-- Start of SUPPLIED INFORMATION --

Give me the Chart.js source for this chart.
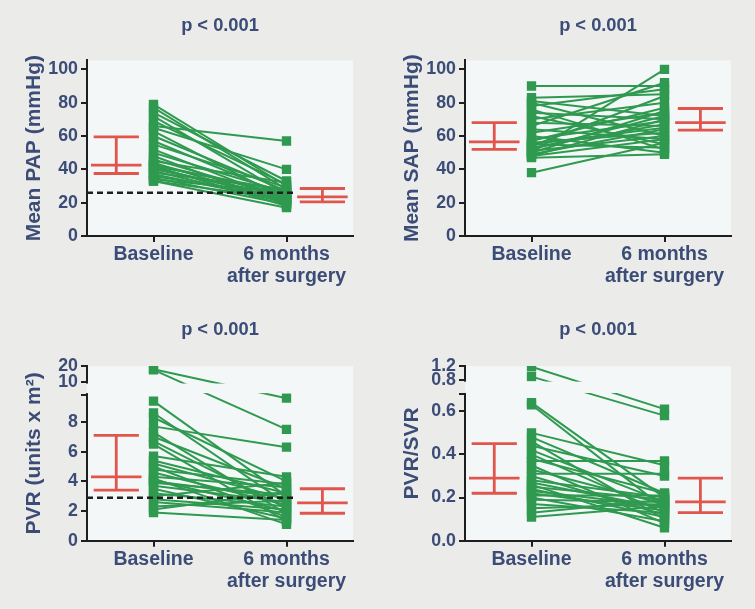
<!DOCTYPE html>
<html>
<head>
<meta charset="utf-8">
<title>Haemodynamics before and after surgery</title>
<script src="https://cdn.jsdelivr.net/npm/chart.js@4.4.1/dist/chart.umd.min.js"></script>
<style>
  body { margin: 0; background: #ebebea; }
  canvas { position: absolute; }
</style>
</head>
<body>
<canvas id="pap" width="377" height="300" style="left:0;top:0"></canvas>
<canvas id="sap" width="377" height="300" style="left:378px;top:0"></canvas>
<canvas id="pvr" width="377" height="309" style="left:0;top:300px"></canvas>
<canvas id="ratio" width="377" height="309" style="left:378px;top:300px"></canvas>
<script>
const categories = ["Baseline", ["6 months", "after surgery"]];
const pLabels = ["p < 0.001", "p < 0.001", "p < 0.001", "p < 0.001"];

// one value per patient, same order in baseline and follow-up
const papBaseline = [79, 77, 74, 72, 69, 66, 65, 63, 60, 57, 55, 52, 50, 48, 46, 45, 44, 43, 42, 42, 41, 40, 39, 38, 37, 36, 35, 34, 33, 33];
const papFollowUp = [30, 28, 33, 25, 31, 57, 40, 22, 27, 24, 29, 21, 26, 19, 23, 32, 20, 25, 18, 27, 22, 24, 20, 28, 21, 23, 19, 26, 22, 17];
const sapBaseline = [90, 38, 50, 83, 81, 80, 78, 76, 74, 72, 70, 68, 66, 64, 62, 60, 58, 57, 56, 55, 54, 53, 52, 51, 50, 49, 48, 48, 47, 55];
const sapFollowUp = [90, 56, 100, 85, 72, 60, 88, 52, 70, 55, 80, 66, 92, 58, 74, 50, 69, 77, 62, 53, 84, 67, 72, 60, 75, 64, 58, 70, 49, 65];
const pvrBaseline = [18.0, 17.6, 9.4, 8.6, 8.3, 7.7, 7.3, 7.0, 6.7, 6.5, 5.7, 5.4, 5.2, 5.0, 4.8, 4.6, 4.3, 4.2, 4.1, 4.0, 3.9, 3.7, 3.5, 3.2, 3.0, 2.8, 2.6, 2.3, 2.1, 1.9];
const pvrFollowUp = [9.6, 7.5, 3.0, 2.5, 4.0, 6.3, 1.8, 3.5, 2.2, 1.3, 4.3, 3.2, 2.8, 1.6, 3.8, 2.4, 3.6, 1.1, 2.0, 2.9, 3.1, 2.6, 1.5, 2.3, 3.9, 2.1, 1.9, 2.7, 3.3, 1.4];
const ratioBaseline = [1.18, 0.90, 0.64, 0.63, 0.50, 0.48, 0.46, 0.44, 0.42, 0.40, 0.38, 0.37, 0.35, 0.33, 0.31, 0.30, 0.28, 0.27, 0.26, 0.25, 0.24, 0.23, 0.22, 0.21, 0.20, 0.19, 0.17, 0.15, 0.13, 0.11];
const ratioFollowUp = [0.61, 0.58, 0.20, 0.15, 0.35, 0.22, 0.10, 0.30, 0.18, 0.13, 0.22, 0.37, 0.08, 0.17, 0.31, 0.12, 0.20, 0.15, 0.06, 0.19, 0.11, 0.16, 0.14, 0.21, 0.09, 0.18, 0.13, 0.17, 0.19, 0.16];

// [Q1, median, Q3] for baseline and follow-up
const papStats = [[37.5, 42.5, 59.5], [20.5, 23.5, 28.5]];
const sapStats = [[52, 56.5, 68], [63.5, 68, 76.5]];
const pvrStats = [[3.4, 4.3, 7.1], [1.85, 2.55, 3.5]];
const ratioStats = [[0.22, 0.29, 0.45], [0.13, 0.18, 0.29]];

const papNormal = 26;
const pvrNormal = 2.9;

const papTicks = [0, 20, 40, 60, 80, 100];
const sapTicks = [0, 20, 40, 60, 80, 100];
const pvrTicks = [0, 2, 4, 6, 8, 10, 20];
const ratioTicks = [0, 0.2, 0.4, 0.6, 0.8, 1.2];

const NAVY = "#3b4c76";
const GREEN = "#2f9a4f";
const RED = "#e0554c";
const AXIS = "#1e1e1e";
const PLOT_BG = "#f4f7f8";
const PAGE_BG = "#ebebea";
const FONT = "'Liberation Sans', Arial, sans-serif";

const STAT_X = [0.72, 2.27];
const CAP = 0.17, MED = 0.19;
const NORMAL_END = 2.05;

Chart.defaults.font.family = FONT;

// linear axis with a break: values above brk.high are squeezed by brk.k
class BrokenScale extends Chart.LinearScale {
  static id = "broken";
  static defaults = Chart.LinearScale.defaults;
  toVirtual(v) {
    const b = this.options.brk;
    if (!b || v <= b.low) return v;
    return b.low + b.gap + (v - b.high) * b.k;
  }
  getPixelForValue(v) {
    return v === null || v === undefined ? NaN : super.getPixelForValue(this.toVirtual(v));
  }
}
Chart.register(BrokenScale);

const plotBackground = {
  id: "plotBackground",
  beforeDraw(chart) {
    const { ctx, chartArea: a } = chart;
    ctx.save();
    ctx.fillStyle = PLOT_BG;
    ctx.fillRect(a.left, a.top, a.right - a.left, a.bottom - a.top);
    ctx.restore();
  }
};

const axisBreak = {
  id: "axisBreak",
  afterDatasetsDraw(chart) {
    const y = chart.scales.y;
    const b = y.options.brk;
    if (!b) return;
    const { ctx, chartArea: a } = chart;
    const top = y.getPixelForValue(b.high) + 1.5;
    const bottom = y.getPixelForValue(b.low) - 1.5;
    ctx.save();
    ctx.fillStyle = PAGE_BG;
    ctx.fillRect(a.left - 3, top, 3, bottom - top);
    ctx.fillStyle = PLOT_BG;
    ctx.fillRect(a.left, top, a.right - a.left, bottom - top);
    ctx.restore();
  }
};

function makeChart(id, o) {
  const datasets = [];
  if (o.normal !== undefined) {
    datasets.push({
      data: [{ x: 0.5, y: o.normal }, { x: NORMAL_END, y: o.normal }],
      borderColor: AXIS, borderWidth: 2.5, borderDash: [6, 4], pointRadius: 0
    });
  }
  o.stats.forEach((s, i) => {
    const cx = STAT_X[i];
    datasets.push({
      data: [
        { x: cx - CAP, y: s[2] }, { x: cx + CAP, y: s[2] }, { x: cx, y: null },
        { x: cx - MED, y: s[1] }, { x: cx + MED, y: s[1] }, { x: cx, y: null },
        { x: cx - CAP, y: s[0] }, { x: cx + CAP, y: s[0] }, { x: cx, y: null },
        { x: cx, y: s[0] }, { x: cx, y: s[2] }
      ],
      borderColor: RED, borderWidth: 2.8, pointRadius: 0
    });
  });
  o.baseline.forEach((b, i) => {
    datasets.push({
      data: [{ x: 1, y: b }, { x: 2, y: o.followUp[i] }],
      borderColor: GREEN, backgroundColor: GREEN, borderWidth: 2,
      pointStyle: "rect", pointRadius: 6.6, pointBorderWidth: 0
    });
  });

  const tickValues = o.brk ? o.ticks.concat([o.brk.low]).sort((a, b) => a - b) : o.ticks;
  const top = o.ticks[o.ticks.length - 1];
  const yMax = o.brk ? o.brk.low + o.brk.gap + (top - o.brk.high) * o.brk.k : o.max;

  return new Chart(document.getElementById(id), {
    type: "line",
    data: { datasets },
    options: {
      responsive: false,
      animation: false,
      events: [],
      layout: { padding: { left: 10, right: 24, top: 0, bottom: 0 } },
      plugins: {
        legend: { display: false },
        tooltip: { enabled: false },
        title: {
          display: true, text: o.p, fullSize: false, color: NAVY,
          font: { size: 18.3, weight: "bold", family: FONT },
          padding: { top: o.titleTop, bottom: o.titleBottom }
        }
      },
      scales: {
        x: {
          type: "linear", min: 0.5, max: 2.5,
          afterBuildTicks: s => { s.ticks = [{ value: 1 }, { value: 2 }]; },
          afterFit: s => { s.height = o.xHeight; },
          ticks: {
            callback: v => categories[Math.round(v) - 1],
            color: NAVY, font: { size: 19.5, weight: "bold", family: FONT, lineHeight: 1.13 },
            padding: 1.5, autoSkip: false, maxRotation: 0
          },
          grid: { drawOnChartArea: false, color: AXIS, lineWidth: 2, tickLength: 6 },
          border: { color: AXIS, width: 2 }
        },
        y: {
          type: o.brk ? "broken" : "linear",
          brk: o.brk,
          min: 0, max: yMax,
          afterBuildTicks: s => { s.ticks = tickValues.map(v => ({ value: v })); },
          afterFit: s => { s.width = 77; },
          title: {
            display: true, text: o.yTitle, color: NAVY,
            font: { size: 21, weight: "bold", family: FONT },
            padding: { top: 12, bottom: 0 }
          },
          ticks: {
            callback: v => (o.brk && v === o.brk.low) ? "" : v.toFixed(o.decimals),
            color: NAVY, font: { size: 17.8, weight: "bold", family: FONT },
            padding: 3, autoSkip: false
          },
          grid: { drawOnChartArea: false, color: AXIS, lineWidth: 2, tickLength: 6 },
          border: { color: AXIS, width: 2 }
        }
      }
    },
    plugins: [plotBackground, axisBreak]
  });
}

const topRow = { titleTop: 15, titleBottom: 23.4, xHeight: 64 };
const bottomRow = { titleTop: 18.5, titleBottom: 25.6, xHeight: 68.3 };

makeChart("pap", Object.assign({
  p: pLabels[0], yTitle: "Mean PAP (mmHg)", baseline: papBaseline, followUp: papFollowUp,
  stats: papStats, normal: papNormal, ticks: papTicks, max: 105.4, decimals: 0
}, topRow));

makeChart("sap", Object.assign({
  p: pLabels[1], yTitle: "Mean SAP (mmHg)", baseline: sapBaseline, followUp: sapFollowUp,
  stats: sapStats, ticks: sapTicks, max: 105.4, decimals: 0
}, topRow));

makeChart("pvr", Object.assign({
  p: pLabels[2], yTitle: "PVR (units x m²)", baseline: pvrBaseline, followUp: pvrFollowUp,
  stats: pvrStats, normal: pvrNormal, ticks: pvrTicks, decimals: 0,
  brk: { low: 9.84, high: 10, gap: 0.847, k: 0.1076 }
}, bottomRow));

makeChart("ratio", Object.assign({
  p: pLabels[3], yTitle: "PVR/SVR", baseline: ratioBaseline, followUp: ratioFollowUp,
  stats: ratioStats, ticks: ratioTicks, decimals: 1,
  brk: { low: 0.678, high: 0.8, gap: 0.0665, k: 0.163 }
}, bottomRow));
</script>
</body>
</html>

-- End of SUPPLIED INFORMATION --

» WHAT YOU HAVE TO DO
Write out exactly the lines between the start of the data and the line with "0.17, 0.19, 0.16];", including both, but none of the pictures.

» RESPONSE
Give me the Chart.js source for this chart.
<!DOCTYPE html>
<html>
<head>
<meta charset="utf-8">
<title>Haemodynamics before and after surgery</title>
<script src="https://cdn.jsdelivr.net/npm/chart.js@4.4.1/dist/chart.umd.min.js"></script>
<style>
  body { margin: 0; background: #ebebea; }
  canvas { position: absolute; }
</style>
</head>
<body>
<canvas id="pap" width="377" height="300" style="left:0;top:0"></canvas>
<canvas id="sap" width="377" height="300" style="left:378px;top:0"></canvas>
<canvas id="pvr" width="377" height="309" style="left:0;top:300px"></canvas>
<canvas id="ratio" width="377" height="309" style="left:378px;top:300px"></canvas>
<script>
const categories = ["Baseline", ["6 months", "after surgery"]];
const pLabels = ["p < 0.001", "p < 0.001", "p < 0.001", "p < 0.001"];

// one value per patient, same order in baseline and follow-up
const papBaseline = [79, 77, 74, 72, 69, 66, 65, 63, 60, 57, 55, 52, 50, 48, 46, 45, 44, 43, 42, 42, 41, 40, 39, 38, 37, 36, 35, 34, 33, 33];
const papFollowUp = [30, 28, 33, 25, 31, 57, 40, 22, 27, 24, 29, 21, 26, 19, 23, 32, 20, 25, 18, 27, 22, 24, 20, 28, 21, 23, 19, 26, 22, 17];
const sapBaseline = [90, 38, 50, 83, 81, 80, 78, 76, 74, 72, 70, 68, 66, 64, 62, 60, 58, 57, 56, 55, 54, 53, 52, 51, 50, 49, 48, 48, 47, 55];
const sapFollowUp = [90, 56, 100, 85, 72, 60, 88, 52, 70, 55, 80, 66, 92, 58, 74, 50, 69, 77, 62, 53, 84, 67, 72, 60, 75, 64, 58, 70, 49, 65];
const pvrBaseline = [18.0, 17.6, 9.4, 8.6, 8.3, 7.7, 7.3, 7.0, 6.7, 6.5, 5.7, 5.4, 5.2, 5.0, 4.8, 4.6, 4.3, 4.2, 4.1, 4.0, 3.9, 3.7, 3.5, 3.2, 3.0, 2.8, 2.6, 2.3, 2.1, 1.9];
const pvrFollowUp = [9.6, 7.5, 3.0, 2.5, 4.0, 6.3, 1.8, 3.5, 2.2, 1.3, 4.3, 3.2, 2.8, 1.6, 3.8, 2.4, 3.6, 1.1, 2.0, 2.9, 3.1, 2.6, 1.5, 2.3, 3.9, 2.1, 1.9, 2.7, 3.3, 1.4];
const ratioBaseline = [1.18, 0.90, 0.64, 0.63, 0.50, 0.48, 0.46, 0.44, 0.42, 0.40, 0.38, 0.37, 0.35, 0.33, 0.31, 0.30, 0.28, 0.27, 0.26, 0.25, 0.24, 0.23, 0.22, 0.21, 0.20, 0.19, 0.17, 0.15, 0.13, 0.11];
const ratioFollowUp = [0.61, 0.58, 0.20, 0.15, 0.35, 0.22, 0.10, 0.30, 0.18, 0.13, 0.22, 0.37, 0.08, 0.17, 0.31, 0.12, 0.20, 0.15, 0.06, 0.19, 0.11, 0.16, 0.14, 0.21, 0.09, 0.18, 0.13, 0.17, 0.19, 0.16];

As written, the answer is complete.